Effet d'une baisse de la recette anticipée

On peut enrichir le raisonnement en introduisant une autre considération : l’entreprise qui investit la première peut espérer un résultat plus élevé que celles qui viendront plus tard, que ce soit en raison de la prime au premier entrant sur le marché d’un nouveau produit ou du gain de compétitivité apporté par une nouvelle technique de production. On peut aussi supposer que le résultat annuel sur le marché considéré décroît exponentiellement dans le temps en raison de l'arrivée progressive de nouveaux concurrents. Résumons ces hypothèses en supposant que la recette annuelle anticipée dépend de la date t de l’investissement selon la relation :

(10) Rt = Rae-μ(t  - a)

On trouve alors, en supposant a = 0 pour simplifier les notations :

(11) Wa = [(Rae-μt )/τ - pae-δt]e-τt

Et la date optimale pour l’investissement est alors :

(12) D = a + [1/ (δ – μ)] Log [τpa(δ + τ) / Ra(μ + τ)]

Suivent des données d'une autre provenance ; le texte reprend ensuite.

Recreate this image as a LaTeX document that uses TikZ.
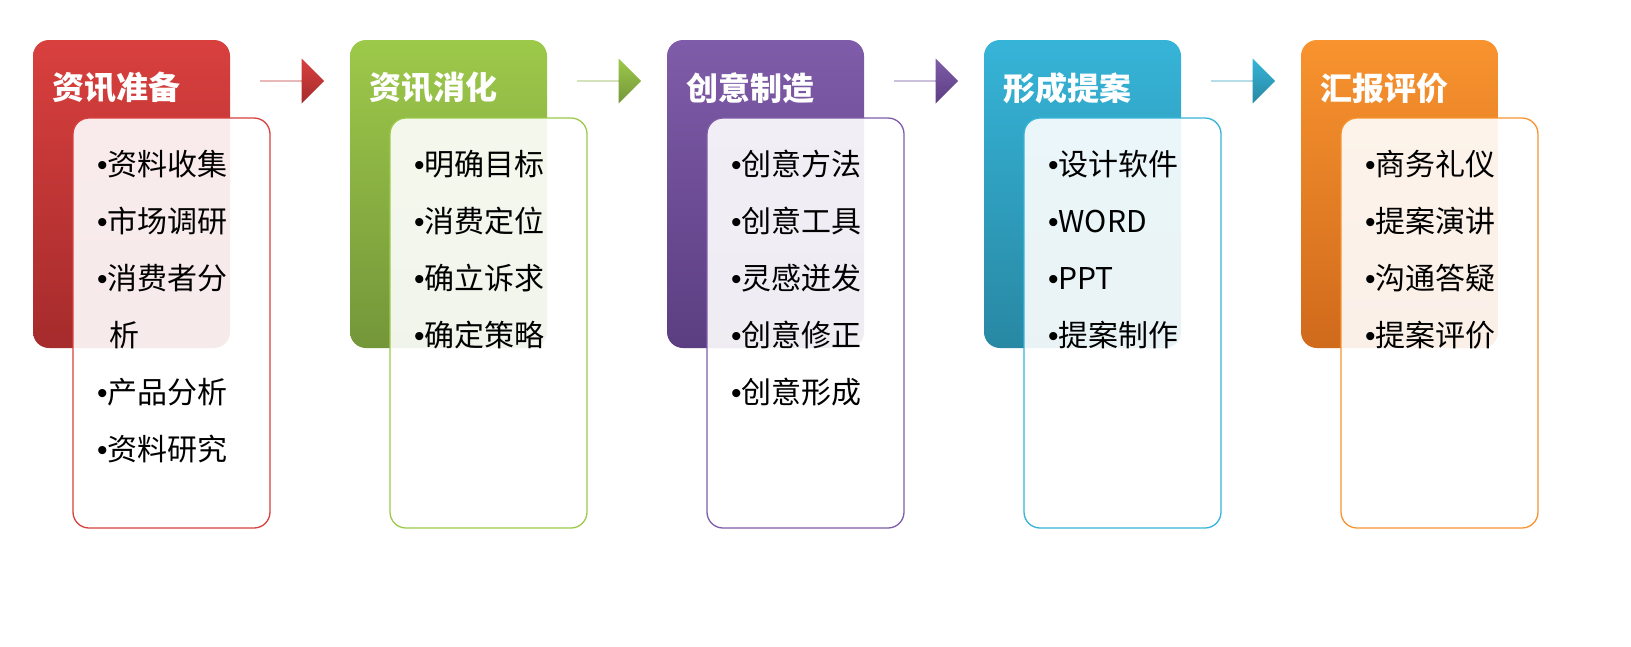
\documentclass[tikz,border=0pt]{standalone}
\usepackage{fontspec}
\setmainfont{Noto Sans CJK SC}
\newfontfamily\bfont{Liberation Sans}
\newcommand{\bu}{{\bfont •}}
\usetikzlibrary{shapes.arrows}
\definecolor{cA}{HTML}{D8403E}\definecolor{dA}{HTML}{A62B2C}
\definecolor{cB}{HTML}{9DC94A}\definecolor{dB}{HTML}{74963A}
\definecolor{cC}{HTML}{7F5CA9}\definecolor{dC}{HTML}{5B3E82}
\definecolor{cD}{HTML}{36B4D8}\definecolor{dD}{HTML}{2888A3}
\definecolor{cE}{HTML}{F8932F}\definecolor{dE}{HTML}{D06A1C}
\begin{document}
\begin{tikzpicture}[x=1pt,y=-1pt,
  head/.style={rounded corners=16pt},
  body/.style={rounded corners=16pt,line width=1.3pt,fill=white,fill opacity=0.9},
  ttl/.style={anchor=west,text=white,font=\fontsize{32}{34}\selectfont\bfseries},
  items/.style={anchor=north west,align=left,inner sep=0pt,font=\fontsize{30}{57}\selectfont},
  arr/.style={single arrow,single arrow head extend=9pt,minimum height=64pt,minimum width=45pt,inner sep=0pt,anchor=west}]
\useasboundingbox (0,0) rectangle (1631,646);
\foreach \i/\c/\d/\t/\items in {
 0/cA/dA/资讯准备/{\bu{}资料收集\\\bu{}市场调研\\\bu{}消费者分\\\hspace*{12pt}析\\\bu{}产品分析\\\bu{}资料研究},
 1/cB/dB/资讯消化/{\bu{}明确目标\\\bu{}消费定位\\\bu{}确立诉求\\\bu{}确定策略},
 2/cC/dC/创意制造/{\bu{}创意方法\\\bu{}创意工具\\\bu{}灵感迸发\\\bu{}创意修正\\\bu{}创意形成},
 3/cD/dD/形成提案/{\bu{}设计软件\\\bu{}WORD\\\bu{}PPT\\\bu{}提案制作},
 4/cE/dE/汇报评价/{\bu{}商务礼仪\\\bu{}提案演讲\\\bu{}沟通答疑\\\bu{}提案评价}}{
  \pgfmathsetmacro\xo{33+317*\i}
  \shade[head,top color=\c,bottom color=\d] (\xo,40) rectangle ++(197,308);
  \node[ttl] (t\i) at (\xo+16,88) {\t};
  \draw[body,draw=\c] (\xo+40,118) rectangle ++(197,410);
  \node[items,fill opacity=1] (l\i) at (\xo+64,150) {\items};
}
\foreach \i/\c/\d in {0/cA/dA,1/cB/dB,2/cC/dC,3/cD/dD}{
  \pgfmathsetmacro\xa{260+317*\i}
  \node[arr,top color=\c,bottom color=\d,shading angle=0] (a\i) at (\xa,81) {};
}
\end{tikzpicture}
\end{document}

Reprenons le raisonnement qui a conduit à la relation (8) : il faut réaliser l’investissement immédiatement si pa est tel que le TRI soit :

(13) TRI2 = R/p = τ(δ + τ)/(μ + τ)

Supposons que où τ = 15 %, δ = 30 % comme ci-dessus, et qu’en outre µ = 10 % ; on trouve alors que TRI2 = 27 %.

Ainsi, si l’entreprise tient compte de la baisse tendancielle de la recette anticipée, son exigence de rentabilité est plus faible que si la recette anticipée était indépendante de la date du projet.  Si µ < δ (c’est-à-dire si la baisse de la recette anticipée est moins rapide que la baisse du coût de l’investissement), le taux de rentabilité à exiger reste supérieur au taux d’actualisation. Si µ > δ, l’investissement doit être réalisé immédiatement (Vt ne fera que décroître par la suite) à condition toutefois que Ra/pa > τ.

Variante sur la baisse de la recette anticipée

Supposons que μ = 10 % (cela donne la courbe rouge ci-dessous).

La VAN du projet est plus basse, mais la date à laquelle il convient de réaliser l’investissement est plus précoce (le calcul donne D = 3,85 ; alors Wa = 28,29).

Conclusion

Cet exercice a fourni un résultat conforme à l’intuition : si le coût du capital diminue, un projet non rentable à une date donnée peut devenir rentable par la suite ; il en résulte que les entreprises doivent mettre à jour les évaluations de rentabilité des projets (et non associer définitivement à un projet donné une image de non rentabilité).

On trouve aussi un résultat moins intuitif : si le coût du capital baisse indéfiniment, certes la VAN calculée à la date de l’investissement croît indéfiniment, mais il existe une date à partir de laquelle il convient de ne pas retarder l’investissement. Le taux de rentabilité à retenir alors est toutefois nettement plus élevé que le taux d’actualisation.

Enfin, retarder un projet peut avoir pour conséquence non seulement de diminuer son coût, mais aussi de diminuer la recette que l’on peut en attendre ; si elle prend en compte ce dernier phénomène, l’entreprise sera conduite à investir de façon plus précoce et à exiger une rentabilité moindre. 


[1] On peut retenir le taux d’actualisation τ = i + π où i est le taux d’intérêt réel du marché monétaire et π la prime de risque associée au projet considéré.